The number of older adults reporting recent illegal drug use nearly doubled between 2002 and 2007, according to a recent report from the Substance Abuse and Mental Health Services Administration. The percentage of older adults checking into drug rehab nearly doubled between 1992 and 2008. By 2020, the United States Department of Health estimates the need for substance abuse treatment among Americans over age 50 will double again.

Depression and anxiety are the No. 1 reason older adults abuse drugs or alcohol, according to a survey from Caron Treatment Centers, a national nonprofit substance abuse treatment provider. Financial struggles and the stresses of retirement also contribute to substance abuse.

Oxycontin is the most abused prescription drug among older adults, according to The Miami Herald, but anxiety and anti-depressants are also frequently misused. About 20 to 25 percent of people are at risk of developing a dependency to prescription drugs.

For the survey, Caron Treatment Centers surveyed adults who sought treatment for drug or alcohol addictions. The majority of those surveyed said they first tried drugs or alcohol before the age of 25, but 40 percent said they didn't consider themselves to be abusers until after age 48.

"Older adults face a distinct set of challenges as they enter their golden years," said Dr.

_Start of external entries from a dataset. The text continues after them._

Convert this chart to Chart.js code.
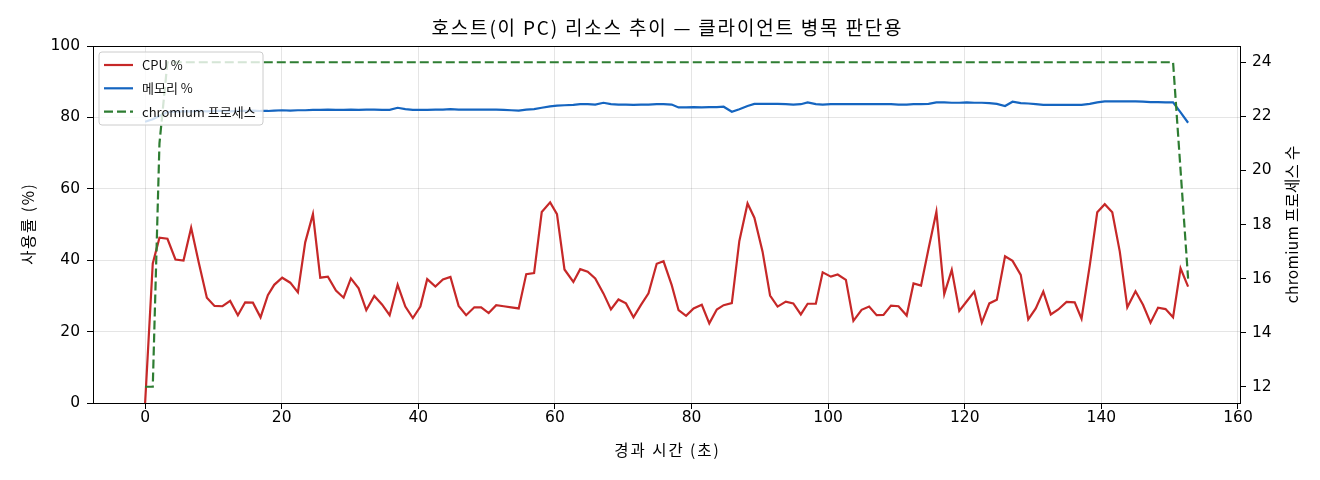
<!DOCTYPE html>
<html>
<head>
<meta charset="utf-8">
<script src="https://cdn.jsdelivr.net/npm/chart.js@4.4.1/dist/chart.umd.min.js"></script>
<style>
html,body{margin:0;padding:0;background:#fff;}
#wrap{width:1320px;height:480px;position:relative;}
</style>
</head>
<body>
<div id="wrap"><canvas id="c"></canvas></div>
<script>
const titleText = '호스트(이 PC) 리소스 추이 — 클라이언트 병목 판단용';
const xTitle = '경과 시간 (초)';
const yTitle = '사용률 (%)';
const y1Title = 'chromium 프로세스 수';
const seriesLabels = ['CPU %', '메모리 %', 'chromium 프로세스'];
const xTicks = [0, 20, 40, 60, 80, 100, 120, 140, 160];
const yTicks = [0, 20, 40, 60, 80, 100];
const y1Ticks = [12, 14, 16, 18, 20, 22, 24];

const times = [
 0, 1.12, 2.10, 3.27, 4.44, 5.62, 6.74, 7.86, 9.04, 10.16,
 11.33, 12.45, 13.58, 14.65, 15.78, 16.90, 17.97, 18.90, 20.07, 21.25,
 22.37, 23.44, 24.57, 25.64, 26.76, 27.94, 29.06, 30.13, 31.26, 32.38,
 33.55, 34.68, 35.80, 36.97, 38.10, 39.20, 40.30, 41.30, 42.50, 43.60,
 44.70, 45.90, 47.00, 48.20, 49.20, 50.30, 51.40, 52.50, 53.60, 54.70,
 55.80, 56.95, 58.07, 59.30, 60.30, 61.40, 62.70, 63.70, 64.80, 65.90,
 67.10, 68.20, 69.30, 70.40, 71.50, 72.60, 73.70, 74.90, 75.90, 77.10,
 78.10, 79.20, 80.30, 81.50, 82.60, 83.70, 84.70, 85.90, 87.00, 88.20,
 89.20, 90.40, 91.50, 92.60, 93.80, 94.90, 96.00, 97.00, 98.20, 99.20,
 100.40, 101.40, 102.60, 103.70, 104.90, 106.00, 107.10, 108.10, 109.20, 110.30,
 111.50, 112.50, 113.60, 114.70, 115.85, 117.00, 118.10, 119.20, 120.30, 121.40,
 122.50, 123.60, 124.70, 125.90, 127.00, 128.20, 129.30, 130.40, 131.50, 132.60,
 133.70, 134.90, 136.10, 137.10, 138.30, 139.40, 140.50, 141.60, 142.70, 143.80,
 145.00, 146.10, 147.20, 148.30, 149.40, 150.50, 151.60, 152.70
];

const cpuPct = [
 0, 39.1, 46.3, 46.0, 40.2, 39.9, 49.1, 39.3, 29.5, 27.2,
 27.1, 28.6, 24.6, 28.2, 28.1, 24.0, 30.2, 33.1, 35.1, 33.7,
 31.0, 45.0, 52.9, 35.1, 35.4, 31.5, 29.5, 34.9, 32.1, 26.0,
 30.0, 27.6, 24.6, 33.1, 27.0, 23.8, 27.0, 34.7, 32.6, 34.6,
 35.3, 27.2, 24.6, 26.8, 26.8, 25.2, 27.4, 27.1, 26.8, 26.5,
 36.1, 36.4, 53.5, 56.2, 52.9, 37.4, 33.9, 37.5, 36.8, 34.9,
 30.7, 26.2, 29.0, 27.9, 24.0, 27.5, 30.7, 39.0, 39.7, 33.0,
 26.0, 24.4, 26.5, 27.5, 22.3, 26.2, 27.4, 28.0, 45.4, 55.9,
 51.9, 42.4, 30.1, 27.0, 28.4, 27.9, 24.8, 27.8, 27.8, 36.6,
 35.4, 36.0, 34.5, 23.0, 26.1, 27.0, 24.6, 24.7, 27.3, 27.1,
 24.5, 33.5, 32.9, 43.2, 53.6, 30.5, 37.3, 25.8, 28.5, 31.2,
 22.5, 27.9, 28.9, 41.1, 39.8, 35.9, 23.4, 26.5, 31.2, 24.8,
 26.2, 28.3, 28.2, 23.6, 38.5, 53.4, 55.7, 53.4, 42.4, 26.8,
 31.3, 27.5, 22.5, 26.7, 26.3, 24.0, 37.7, 32.6
];

const memPct = [
 78.8, 79.5, 80.4, 81.5, 81.6, 81.7, 81.7, 81.8, 81.7, 81.8,
 81.8, 81.7, 81.8, 81.8, 81.9, 81.8, 81.8, 81.9, 82.0, 81.9,
 82.0, 82.0, 82.1, 82.1, 82.2, 82.1, 82.1, 82.2, 82.1, 82.2,
 82.2, 82.1, 82.1, 82.7, 82.3, 82.1, 82.1, 82.1, 82.2, 82.2,
 82.3, 82.2, 82.2, 82.2, 82.2, 82.2, 82.2, 82.1, 82.0, 81.9,
 82.2, 82.3, 82.7, 83.1, 83.3, 83.4, 83.5, 83.7, 83.7, 83.6,
 84.1, 83.7, 83.6, 83.6, 83.5, 83.6, 83.6, 83.7, 83.7, 83.6,
 82.8, 82.8, 82.9, 82.8, 82.9, 82.9, 83.0, 81.6, 82.3, 83.2,
 83.8, 83.8, 83.8, 83.8, 83.7, 83.6, 83.7, 84.2, 83.7, 83.6,
 83.7, 83.7, 83.7, 83.7, 83.7, 83.7, 83.7, 83.7, 83.7, 83.6,
 83.6, 83.7, 83.7, 83.8, 84.2, 84.2, 84.1, 84.1, 84.2, 84.1,
 84.1, 84.0, 83.8, 83.2, 84.4, 84.0, 83.9, 83.7, 83.5, 83.5,
 83.5, 83.5, 83.5, 83.5, 83.8, 84.2, 84.5, 84.5, 84.5, 84.5,
 84.5, 84.4, 84.3, 84.3, 84.2, 84.2, 81.4, 78.5
];

const chromiumProcs = [
 12, 12, 21,
 24, 24, 24, 24, 24, 24, 24, 24, 24, 24, 24, 24, 24, 24, 24, 24, 24, 24, 24,
 24, 24, 24, 24, 24, 24, 24, 24, 24, 24, 24, 24, 24, 24, 24, 24, 24, 24, 24,
 24, 24, 24, 24, 24, 24, 24, 24, 24, 24, 24, 24, 24, 24, 24, 24, 24, 24, 24,
 24, 24, 24, 24, 24, 24, 24, 24, 24, 24, 24, 24, 24, 24, 24, 24, 24, 24, 24,
 24, 24, 24, 24, 24, 24, 24, 24, 24, 24, 24, 24, 24, 24, 24, 24, 24, 24, 24,
 24, 24, 24, 24, 24, 24, 24, 24, 24, 24, 24, 24, 24, 24, 24, 24, 24, 24, 24,
 24, 24, 24, 24, 24, 24, 24, 24, 24, 24, 24, 24, 24, 24, 24, 24, 24, 24, 24,
 20, 16
];

const KFONT = '"Noto Sans CJK KR", "Noto Sans", sans-serif';
const NFONT = '"DejaVu Sans", "Noto Sans CJK KR", sans-serif';
const colors = ['#c62828', '#1565c0', '#2e7d32'];
const dashes = [[], [], [9, 4]];
const LW = 2.2;

const toXY = (ys) => times.map((t, i) => ({x: t, y: ys[i]}));

function spacedText(ctx, text, x, y, font, spacing, rot) {
  ctx.save();
  ctx.font = font;
  try { ctx.letterSpacing = spacing + 'px'; } catch (e) {}
  ctx.fillStyle = '#000';
  ctx.textAlign = 'center';
  ctx.textBaseline = 'middle';
  ctx.translate(x, y);
  if (rot) ctx.rotate(rot);
  ctx.fillText(text, spacing / 2, 0);
  ctx.restore();
}

const chromeFrame = {
  id: 'chromeFrame',
  afterDraw(chart) {
    const {ctx, chartArea: a} = chart;
    ctx.save();
    ctx.strokeStyle = '#000';
    ctx.lineWidth = 1;
    ctx.strokeRect(Math.round(a.left) + 0.5, Math.round(a.top) + 0.5, Math.round(a.right - a.left), Math.round(a.bottom - a.top));
    ctx.restore();

    const cx = (a.left + a.right) / 2, cy = (a.top + a.bottom) / 2;
    spacedText(ctx, titleText, cx, 28, '19px ' + KFONT, 1.8, 0);
    spacedText(ctx, xTitle, cx, 450, '15.5px ' + KFONT, 2, 0);
    spacedText(ctx, yTitle, 28, cy, '15.5px ' + KFONT, 1.6, -Math.PI / 2);
    spacedText(ctx, y1Title, 1292, cy, '15.5px ' + KFONT, 0.3, -Math.PI / 2);

    // legend
    ctx.save();
    const bx = a.left + 6, by = a.top + 6, bw = 164, bh = 73, r = 3;
    ctx.beginPath();
    ctx.moveTo(bx + r, by);
    ctx.arcTo(bx + bw, by, bx + bw, by + bh, r);
    ctx.arcTo(bx + bw, by + bh, bx, by + bh, r);
    ctx.arcTo(bx, by + bh, bx, by, r);
    ctx.arcTo(bx, by, bx + bw, by, r);
    ctx.closePath();
    ctx.fillStyle = 'rgba(255,255,255,0.8)';
    ctx.fill();
    ctx.strokeStyle = '#cccccc';
    ctx.lineWidth = 1;
    ctx.stroke();
    ctx.font = '13px ' + KFONT;
    ctx.textAlign = 'left';
    ctx.textBaseline = 'middle';
    for (let i = 0; i < seriesLabels.length; i++) {
      const yy = by + 13 + i * 23.3;
      ctx.beginPath();
      ctx.setLineDash(dashes[i]);
      ctx.strokeStyle = colors[i];
      ctx.lineWidth = LW;
      ctx.moveTo(bx + 5, yy);
      ctx.lineTo(bx + 34, yy);
      ctx.stroke();
      ctx.setLineDash([]);
      ctx.fillStyle = '#111';
      ctx.fillText(seriesLabels[i], bx + 43, yy);
    }
    ctx.restore();
  }
};

new Chart(document.getElementById('c'), {
  type: 'line',
  data: {
    datasets: [
      {label: seriesLabels[0], data: toXY(cpuPct), borderColor: colors[0], borderWidth: LW, pointRadius: 0, tension: 0, yAxisID: 'y', order: 2},
      {label: seriesLabels[1], data: toXY(memPct), borderColor: colors[1], borderWidth: LW, pointRadius: 0, tension: 0, yAxisID: 'y', order: 1},
      {label: seriesLabels[2], data: toXY(chromiumProcs), borderColor: colors[2], borderWidth: LW, borderDash: dashes[2], pointRadius: 0, tension: 0, yAxisID: 'y1', order: 0}
    ]
  },
  options: {
    responsive: true,
    maintainAspectRatio: false,
    animation: false,
    devicePixelRatio: 1,
    layout: {padding: {top: 46, left: 0, right: 0, bottom: 0}},
    plugins: {
      legend: {display: false},
      tooltip: {enabled: false},
      title: {display: false}
    },
    scales: {
      x: {
        type: 'linear',
        min: -7.63,
        max: 160.3,
        afterBuildTicks: (s) => { s.ticks = xTicks.map(v => ({value: v})); },
        afterFit: (s) => { s.height = 77; },
        grid: {color: 'rgba(0,0,0,0.1)', tickColor: '#000', tickLength: 6, lineWidth: 1},
        border: {display: true, color: '#000', width: 1},
        ticks: {color: '#000', font: {family: NFONT, size: 15.5}, padding: 0, maxRotation: 0},
        title: {display: false}
      },
      y: {
        type: 'linear',
        position: 'left',
        min: 0,
        max: 100,
        afterBuildTicks: (s) => { s.ticks = yTicks.map(v => ({value: v})); },
        afterFit: (s) => { s.width = 93; },
        grid: {color: 'rgba(0,0,0,0.1)', tickColor: '#000', tickLength: 6, lineWidth: 1},
        border: {display: true, color: '#000', width: 1},
        ticks: {color: '#000', font: {family: NFONT, size: 15.5}, padding: 7},
        title: {display: false}
      },
      y1: {
        type: 'linear',
        position: 'right',
        min: 11.4,
        max: 24.6,
        afterBuildTicks: (s) => { s.ticks = y1Ticks.map(v => ({value: v})); },
        afterFit: (s) => { s.width = 80; },
        grid: {drawOnChartArea: false, tickColor: '#000', tickLength: 6},
        border: {display: true, color: '#000', width: 1},
        ticks: {color: '#000', font: {family: NFONT, size: 15.5}, padding: 6},
        title: {display: false}
      }
    }
  },
  plugins: [chromeFrame]
});
</script>
</body>
</html>
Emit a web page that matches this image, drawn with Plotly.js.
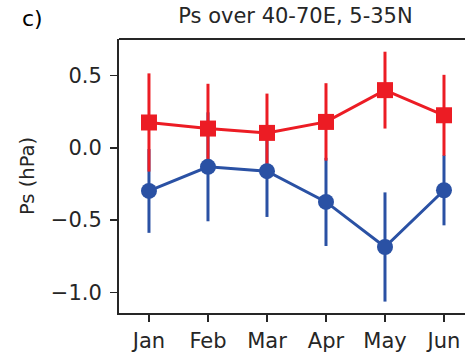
<!DOCTYPE html>
<html>
<head>
<meta charset="utf-8">
<script src="https://cdn.plot.ly/plotly-3.0.1.min.js"></script>
<style>
  html, body { margin: 0; padding: 0; background: #fff; }
  #chart { width: 465px; height: 357px; }
</style>
</head>
<body>
<div id="chart"></div>
<script>
// Monthly surface-pressure anomalies with spread, two composites
const months = ['Jan', 'Feb', 'Mar', 'Apr', 'May', 'Jun'];

const redMean = [0.176, 0.134, 0.104, 0.180, 0.400, 0.226];
const redErr  = [0.340, 0.310, 0.272, 0.268, 0.266, 0.280];

const blueMean = [-0.298, -0.131, -0.161, -0.374, -0.686, -0.293];
const blueErr  = [0.290, 0.377, 0.317, 0.305, 0.378, 0.243];

const yTicks = [-1.0, -0.5, 0.0, 0.5];
const yTickText = ['\u22121.0', '\u22120.5', '0.0', '0.5'];

const RED = '#ec1c24';
const BLUE = '#2a51a4';
const INK = '#262626';

const xIdx = months.map((m, i) => i);

const traces = [
  // blue spread bars underneath
  {
    x: xIdx, y: blueMean, type: 'scatter', mode: 'markers',
    marker: { size: 0.1, color: BLUE, opacity: 0 },
    error_y: { type: 'data', array: blueErr, visible: true, color: BLUE, thickness: 3, width: 0 },
    hoverinfo: 'skip', showlegend: false
  },
  // red series with its bars
  {
    x: xIdx, y: redMean, type: 'scatter', mode: 'lines+markers',
    line: { color: RED, width: 3 },
    marker: { symbol: 'square', size: 16, color: RED },
    error_y: { type: 'data', array: redErr, visible: true, color: RED, thickness: 3, width: 0 },
    showlegend: false
  },
  // blue line and markers on top
  {
    x: xIdx, y: blueMean, type: 'scatter', mode: 'lines+markers',
    line: { color: BLUE, width: 3 },
    marker: { symbol: 'circle', size: 16, color: BLUE },
    showlegend: false
  }
];

const layout = {
  width: 465, height: 357,
  margin: { l: 119, r: 0, t: 39, b: 44, pad: 0 },
  paper_bgcolor: '#fff', plot_bgcolor: '#fff',
  font: { family: 'DejaVu Sans', color: INK, size: 21 },
  title: {
    text: 'Ps over 40-70E, 5-35N',
    font: { family: 'DejaVu Sans', size: 21, color: INK },
    x: 0.51, xanchor: 'center', y: 0.955, yanchor: 'middle', xref: 'paper', yref: 'container'
  },
  xaxis: {
    range: [-0.508, 5.356],
    tickvals: xIdx, ticktext: months,
    showgrid: false, zeroline: false,
    showline: true, linecolor: INK, linewidth: 2,
    ticks: 'outside', ticklen: 7, tickwidth: 1.5, tickcolor: INK,
    tickfont: { family: 'DejaVu Sans', size: 21, color: INK },
    ticklabelstandoff: 1
  },
  yaxis: {
    range: [-1.143, 0.754],
    tickvals: yTicks, ticktext: yTickText,
    showgrid: false, zeroline: false,
    showline: true, linecolor: INK, linewidth: 2,
    ticks: 'outside', ticklen: 7, tickwidth: 1.5, tickcolor: INK,
    tickfont: { family: 'DejaVu Sans', size: 21, color: INK },
    ticklabelstandoff: 4,
    title: { text: 'Ps (hPa)', font: { family: 'DejaVu Sans', size: 19.5, color: INK }, standoff: 11 }
  },
  shapes: [
    // top frame line
    { type: 'line', xref: 'paper', yref: 'paper', x0: 0, x1: 1, y0: 1, y1: 1,
      line: { color: INK, width: 2 } }
  ],
  annotations: [
    { text: 'c)', xref: 'paper', yref: 'paper', x: -0.251, y: 1.075,
      xanchor: 'center', yanchor: 'middle', showarrow: false,
      font: { family: 'DejaVu Sans', size: 22, color: '#000' } }
  ]
};

Plotly.newPlot('chart', traces, layout, { displayModeBar: false, staticPlot: true });
</script>
</body>
</html>
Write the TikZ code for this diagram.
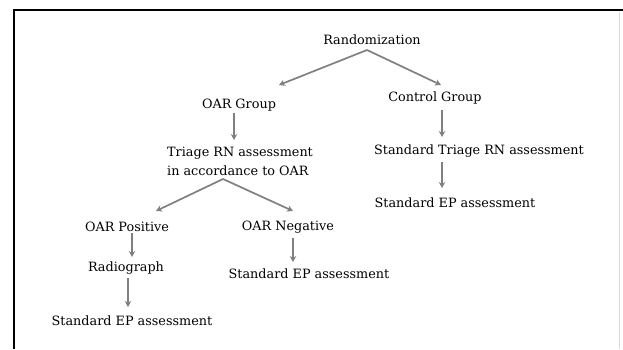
\documentclass[tikz,border=0pt]{standalone}
\usepackage{fontspec}
\setmainfont{DejaVu Serif}
\usetikzlibrary{arrows.meta}
\begin{document}
\begin{tikzpicture}[x=1pt,y=-1pt,
  lbl/.style={inner sep=0pt, font=\fontsize{12.8}{19}\selectfont, text=black},
  arr/.style={draw=black!50, line width=1.7pt, -{Stealth[length=6pt,width=6.5pt]}}]
\useasboundingbox (0,0) rectangle (623,349);
\fill[white] (0,0) rectangle (623,349);
% frame
\draw[line width=2pt] (14,349) -- (14,10) -- (623,10);
\draw[black!15, line width=1pt] (619,12) -- (619,349);
% nodes
\node[lbl] (rand) at (372,40) {Randomization};
\node[lbl] (oarg) at (239,105) {OAR Group};
\node[lbl] (ctrl) at (435,98) {Control Group};
\node[lbl, align=left, anchor=west] (triage) at (167,161.5) {Triage RN assessment\\in accordance to OAR};
\node[lbl] (stri) at (479,151) {Standard Triage RN assessment};
\node[lbl] (sepr) at (455,203) {Standard EP assessment};
\node[lbl] (pos) at (127,227) {OAR Positive};
\node[lbl] (neg) at (288,227) {OAR Negative};
\node[lbl] (radio) at (126,268) {Radiograph};
\node[lbl] (sepm) at (309,274) {Standard EP assessment};
\node[lbl] (sepl) at (132,321) {Standard EP assessment};
% connector points
\coordinate (ra) at (367,50);
\coordinate (ta) at (223,179);
% connectors
\draw[arr] (ra) -- (279,85);
\draw[arr] (ra) -- (441,85);
\draw[arr] (234,113) -- (234,140);
\draw[arr] (442,110) -- (442,137);
\draw[arr] (442,162) -- (442,188);
\draw[arr] (ta) -- (156,211);
\draw[arr] (ta) -- (293,211);
\draw[arr] (132,233) -- (132,257);
\draw[arr] (128,278) -- (128,307);
\draw[arr] (293,238) -- (293,262);
\end{tikzpicture}
\end{document}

Barbara Krantz, medical director of the Hanley Center, a drug and alcohol treatment and recovery center acquired by Caron Treatment Centers. "This transitional period of life is unique and leads to difficulty in dealing with stressful situations, such as an early retirement or financial strains, which in turn may lead to serious anxiety and depression. Without the proper tools to manage their emotions, older adults turn to quick fixes such as alcohol and drugs, creating the perfect storm for dependency."

Few drug treatment centers are equipped to deal with the rise in substance abuse among older adults, but more and more programs targeting seniors are popping up across the country.

"This is a different population with different needs," Ravi Chandiramani, corporate medical director for Journey Healing Centers, a substance abuse treatment center with facilities in Utah and Arizona, told the Deseret News. "We're rethinking a lot of the way we do things."